== DATA BLOCK

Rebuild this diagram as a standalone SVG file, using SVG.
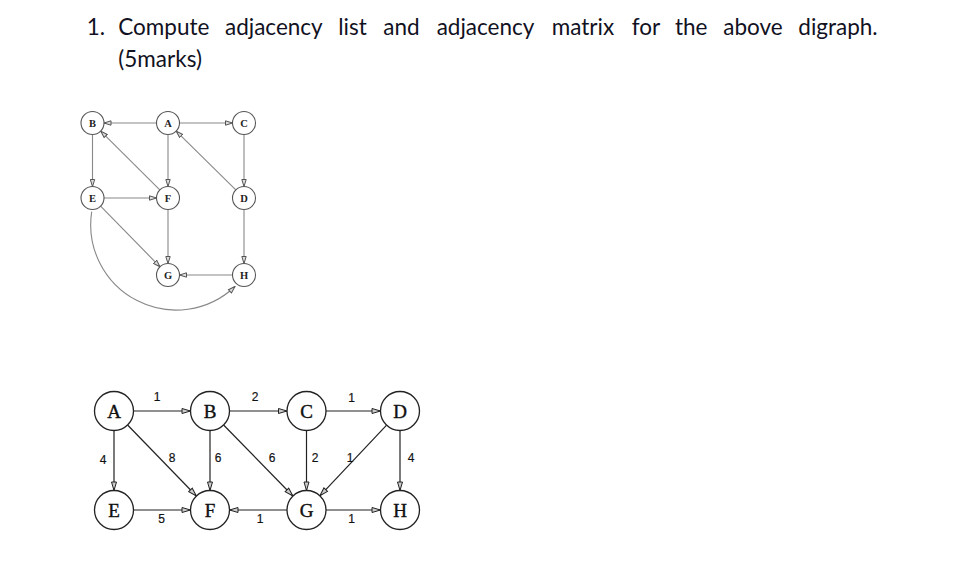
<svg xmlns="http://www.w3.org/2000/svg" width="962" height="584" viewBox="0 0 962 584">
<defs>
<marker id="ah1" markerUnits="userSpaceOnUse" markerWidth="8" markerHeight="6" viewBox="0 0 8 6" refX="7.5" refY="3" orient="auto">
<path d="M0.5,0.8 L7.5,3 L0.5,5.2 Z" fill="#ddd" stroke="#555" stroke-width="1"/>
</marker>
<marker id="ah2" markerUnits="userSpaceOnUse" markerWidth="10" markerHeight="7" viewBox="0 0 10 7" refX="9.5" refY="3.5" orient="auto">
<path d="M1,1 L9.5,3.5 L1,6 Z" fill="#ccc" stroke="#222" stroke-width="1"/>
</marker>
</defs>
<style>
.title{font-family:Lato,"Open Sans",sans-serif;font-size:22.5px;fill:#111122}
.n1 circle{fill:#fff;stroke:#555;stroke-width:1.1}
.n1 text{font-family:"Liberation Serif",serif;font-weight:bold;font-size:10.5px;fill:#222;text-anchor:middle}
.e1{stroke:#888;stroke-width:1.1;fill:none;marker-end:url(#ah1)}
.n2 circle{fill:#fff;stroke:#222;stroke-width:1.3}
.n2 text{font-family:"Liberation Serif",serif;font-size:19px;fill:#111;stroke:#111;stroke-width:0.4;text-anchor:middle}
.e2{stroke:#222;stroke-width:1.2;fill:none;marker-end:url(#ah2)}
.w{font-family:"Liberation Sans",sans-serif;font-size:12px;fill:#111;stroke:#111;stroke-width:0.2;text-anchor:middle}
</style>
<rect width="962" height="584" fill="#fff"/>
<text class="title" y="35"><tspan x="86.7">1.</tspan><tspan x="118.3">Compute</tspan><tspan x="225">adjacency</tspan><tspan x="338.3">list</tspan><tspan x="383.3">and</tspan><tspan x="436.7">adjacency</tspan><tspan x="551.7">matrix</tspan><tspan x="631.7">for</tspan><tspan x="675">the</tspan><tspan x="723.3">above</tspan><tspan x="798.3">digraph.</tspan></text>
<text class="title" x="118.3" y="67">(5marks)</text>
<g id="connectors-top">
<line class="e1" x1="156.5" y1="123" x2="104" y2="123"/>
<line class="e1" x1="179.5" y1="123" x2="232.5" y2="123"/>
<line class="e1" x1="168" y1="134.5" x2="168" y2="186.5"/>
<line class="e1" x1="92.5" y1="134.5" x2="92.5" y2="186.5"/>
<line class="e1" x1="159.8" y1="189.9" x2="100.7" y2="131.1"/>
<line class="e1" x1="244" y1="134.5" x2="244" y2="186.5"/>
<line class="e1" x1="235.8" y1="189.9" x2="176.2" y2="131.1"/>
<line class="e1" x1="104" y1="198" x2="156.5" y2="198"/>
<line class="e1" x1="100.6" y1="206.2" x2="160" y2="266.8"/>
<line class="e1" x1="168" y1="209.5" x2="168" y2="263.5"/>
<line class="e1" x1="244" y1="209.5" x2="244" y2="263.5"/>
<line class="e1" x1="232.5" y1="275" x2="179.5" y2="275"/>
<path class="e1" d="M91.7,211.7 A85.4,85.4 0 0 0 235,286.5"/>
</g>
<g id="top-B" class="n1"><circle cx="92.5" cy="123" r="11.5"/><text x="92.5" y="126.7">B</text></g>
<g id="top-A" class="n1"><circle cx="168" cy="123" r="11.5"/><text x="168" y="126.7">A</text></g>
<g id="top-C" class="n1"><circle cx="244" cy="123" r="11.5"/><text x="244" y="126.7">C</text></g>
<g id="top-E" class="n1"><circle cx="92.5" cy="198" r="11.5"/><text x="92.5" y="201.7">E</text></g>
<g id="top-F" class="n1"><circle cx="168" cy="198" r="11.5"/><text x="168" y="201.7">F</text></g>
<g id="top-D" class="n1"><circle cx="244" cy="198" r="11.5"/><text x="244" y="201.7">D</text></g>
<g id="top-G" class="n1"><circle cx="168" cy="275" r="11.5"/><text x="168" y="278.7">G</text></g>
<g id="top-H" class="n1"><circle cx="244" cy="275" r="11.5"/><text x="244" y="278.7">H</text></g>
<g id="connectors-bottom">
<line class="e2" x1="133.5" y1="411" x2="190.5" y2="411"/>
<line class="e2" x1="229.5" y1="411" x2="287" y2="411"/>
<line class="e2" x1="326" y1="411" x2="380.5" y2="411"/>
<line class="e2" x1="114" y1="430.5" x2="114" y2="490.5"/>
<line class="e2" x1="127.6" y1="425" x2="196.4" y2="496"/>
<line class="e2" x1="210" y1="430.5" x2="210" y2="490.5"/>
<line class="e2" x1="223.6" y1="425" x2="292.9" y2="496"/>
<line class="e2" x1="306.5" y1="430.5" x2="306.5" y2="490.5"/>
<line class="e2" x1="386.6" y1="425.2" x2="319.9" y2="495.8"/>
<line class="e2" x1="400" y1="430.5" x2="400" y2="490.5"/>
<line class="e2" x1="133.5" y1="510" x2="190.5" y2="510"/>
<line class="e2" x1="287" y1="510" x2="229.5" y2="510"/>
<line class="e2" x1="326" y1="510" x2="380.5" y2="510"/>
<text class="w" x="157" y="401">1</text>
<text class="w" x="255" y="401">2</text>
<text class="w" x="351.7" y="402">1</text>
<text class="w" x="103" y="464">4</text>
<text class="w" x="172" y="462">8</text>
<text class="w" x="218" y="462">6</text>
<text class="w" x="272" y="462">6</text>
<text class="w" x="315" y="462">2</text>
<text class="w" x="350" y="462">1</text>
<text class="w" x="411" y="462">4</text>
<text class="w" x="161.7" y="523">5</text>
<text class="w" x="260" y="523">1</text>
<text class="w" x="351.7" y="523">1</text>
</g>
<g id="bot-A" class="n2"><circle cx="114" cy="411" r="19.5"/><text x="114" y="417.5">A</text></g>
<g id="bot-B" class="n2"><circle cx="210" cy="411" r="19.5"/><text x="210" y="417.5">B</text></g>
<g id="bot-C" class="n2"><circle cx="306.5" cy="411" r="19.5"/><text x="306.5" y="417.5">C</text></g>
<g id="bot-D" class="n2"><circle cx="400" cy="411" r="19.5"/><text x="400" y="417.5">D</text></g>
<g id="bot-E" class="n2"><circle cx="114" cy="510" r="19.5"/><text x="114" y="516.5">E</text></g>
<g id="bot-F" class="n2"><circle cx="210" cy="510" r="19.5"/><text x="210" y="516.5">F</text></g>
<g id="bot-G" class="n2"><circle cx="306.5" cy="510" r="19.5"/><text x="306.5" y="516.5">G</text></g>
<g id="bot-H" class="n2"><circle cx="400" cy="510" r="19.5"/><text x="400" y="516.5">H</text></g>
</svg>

====

TASK STATEMENT = Write out again every line above exactly as given; the pictures do not belong in the copy.

SOLUTION =
Rebuild this diagram as a standalone SVG file, using SVG.
<svg xmlns="http://www.w3.org/2000/svg" width="962" height="584" viewBox="0 0 962 584">
<defs>
<marker id="ah1" markerUnits="userSpaceOnUse" markerWidth="8" markerHeight="6" viewBox="0 0 8 6" refX="7.5" refY="3" orient="auto">
<path d="M0.5,0.8 L7.5,3 L0.5,5.2 Z" fill="#ddd" stroke="#555" stroke-width="1"/>
</marker>
<marker id="ah2" markerUnits="userSpaceOnUse" markerWidth="10" markerHeight="7" viewBox="0 0 10 7" refX="9.5" refY="3.5" orient="auto">
<path d="M1,1 L9.5,3.5 L1,6 Z" fill="#ccc" stroke="#222" stroke-width="1"/>
</marker>
</defs>
<style>
.title{font-family:Lato,"Open Sans",sans-serif;font-size:22.5px;fill:#111122}
.n1 circle{fill:#fff;stroke:#555;stroke-width:1.1}
.n1 text{font-family:"Liberation Serif",serif;font-weight:bold;font-size:10.5px;fill:#222;text-anchor:middle}
.e1{stroke:#888;stroke-width:1.1;fill:none;marker-end:url(#ah1)}
.n2 circle{fill:#fff;stroke:#222;stroke-width:1.3}
.n2 text{font-family:"Liberation Serif",serif;font-size:19px;fill:#111;stroke:#111;stroke-width:0.4;text-anchor:middle}
.e2{stroke:#222;stroke-width:1.2;fill:none;marker-end:url(#ah2)}
.w{font-family:"Liberation Sans",sans-serif;font-size:12px;fill:#111;stroke:#111;stroke-width:0.2;text-anchor:middle}
</style>
<rect width="962" height="584" fill="#fff"/>
<text class="title" y="35"><tspan x="86.7">1.</tspan><tspan x="118.3">Compute</tspan><tspan x="225">adjacency</tspan><tspan x="338.3">list</tspan><tspan x="383.3">and</tspan><tspan x="436.7">adjacency</tspan><tspan x="551.7">matrix</tspan><tspan x="631.7">for</tspan><tspan x="675">the</tspan><tspan x="723.3">above</tspan><tspan x="798.3">digraph.</tspan></text>
<text class="title" x="118.3" y="67">(5marks)</text>
<g id="connectors-top">
<line class="e1" x1="156.5" y1="123" x2="104" y2="123"/>
<line class="e1" x1="179.5" y1="123" x2="232.5" y2="123"/>
<line class="e1" x1="168" y1="134.5" x2="168" y2="186.5"/>
<line class="e1" x1="92.5" y1="134.5" x2="92.5" y2="186.5"/>
<line class="e1" x1="159.8" y1="189.9" x2="100.7" y2="131.1"/>
<line class="e1" x1="244" y1="134.5" x2="244" y2="186.5"/>
<line class="e1" x1="235.8" y1="189.9" x2="176.2" y2="131.1"/>
<line class="e1" x1="104" y1="198" x2="156.5" y2="198"/>
<line class="e1" x1="100.6" y1="206.2" x2="160" y2="266.8"/>
<line class="e1" x1="168" y1="209.5" x2="168" y2="263.5"/>
<line class="e1" x1="244" y1="209.5" x2="244" y2="263.5"/>
<line class="e1" x1="232.5" y1="275" x2="179.5" y2="275"/>
<path class="e1" d="M91.7,211.7 A85.4,85.4 0 0 0 235,286.5"/>
</g>
<g id="top-B" class="n1"><circle cx="92.5" cy="123" r="11.5"/><text x="92.5" y="126.7">B</text></g>
<g id="top-A" class="n1"><circle cx="168" cy="123" r="11.5"/><text x="168" y="126.7">A</text></g>
<g id="top-C" class="n1"><circle cx="244" cy="123" r="11.5"/><text x="244" y="126.7">C</text></g>
<g id="top-E" class="n1"><circle cx="92.5" cy="198" r="11.5"/><text x="92.5" y="201.7">E</text></g>
<g id="top-F" class="n1"><circle cx="168" cy="198" r="11.5"/><text x="168" y="201.7">F</text></g>
<g id="top-D" class="n1"><circle cx="244" cy="198" r="11.5"/><text x="244" y="201.7">D</text></g>
<g id="top-G" class="n1"><circle cx="168" cy="275" r="11.5"/><text x="168" y="278.7">G</text></g>
<g id="top-H" class="n1"><circle cx="244" cy="275" r="11.5"/><text x="244" y="278.7">H</text></g>
<g id="connectors-bottom">
<line class="e2" x1="133.5" y1="411" x2="190.5" y2="411"/>
<line class="e2" x1="229.5" y1="411" x2="287" y2="411"/>
<line class="e2" x1="326" y1="411" x2="380.5" y2="411"/>
<line class="e2" x1="114" y1="430.5" x2="114" y2="490.5"/>
<line class="e2" x1="127.6" y1="425" x2="196.4" y2="496"/>
<line class="e2" x1="210" y1="430.5" x2="210" y2="490.5"/>
<line class="e2" x1="223.6" y1="425" x2="292.9" y2="496"/>
<line class="e2" x1="306.5" y1="430.5" x2="306.5" y2="490.5"/>
<line class="e2" x1="386.6" y1="425.2" x2="319.9" y2="495.8"/>
<line class="e2" x1="400" y1="430.5" x2="400" y2="490.5"/>
<line class="e2" x1="133.5" y1="510" x2="190.5" y2="510"/>
<line class="e2" x1="287" y1="510" x2="229.5" y2="510"/>
<line class="e2" x1="326" y1="510" x2="380.5" y2="510"/>
<text class="w" x="157" y="401">1</text>
<text class="w" x="255" y="401">2</text>
<text class="w" x="351.7" y="402">1</text>
<text class="w" x="103" y="464">4</text>
<text class="w" x="172" y="462">8</text>
<text class="w" x="218" y="462">6</text>
<text class="w" x="272" y="462">6</text>
<text class="w" x="315" y="462">2</text>
<text class="w" x="350" y="462">1</text>
<text class="w" x="411" y="462">4</text>
<text class="w" x="161.7" y="523">5</text>
<text class="w" x="260" y="523">1</text>
<text class="w" x="351.7" y="523">1</text>
</g>
<g id="bot-A" class="n2"><circle cx="114" cy="411" r="19.5"/><text x="114" y="417.5">A</text></g>
<g id="bot-B" class="n2"><circle cx="210" cy="411" r="19.5"/><text x="210" y="417.5">B</text></g>
<g id="bot-C" class="n2"><circle cx="306.5" cy="411" r="19.5"/><text x="306.5" y="417.5">C</text></g>
<g id="bot-D" class="n2"><circle cx="400" cy="411" r="19.5"/><text x="400" y="417.5">D</text></g>
<g id="bot-E" class="n2"><circle cx="114" cy="510" r="19.5"/><text x="114" y="516.5">E</text></g>
<g id="bot-F" class="n2"><circle cx="210" cy="510" r="19.5"/><text x="210" y="516.5">F</text></g>
<g id="bot-G" class="n2"><circle cx="306.5" cy="510" r="19.5"/><text x="306.5" y="516.5">G</text></g>
<g id="bot-H" class="n2"><circle cx="400" cy="510" r="19.5"/><text x="400" y="516.5">H</text></g>
</svg>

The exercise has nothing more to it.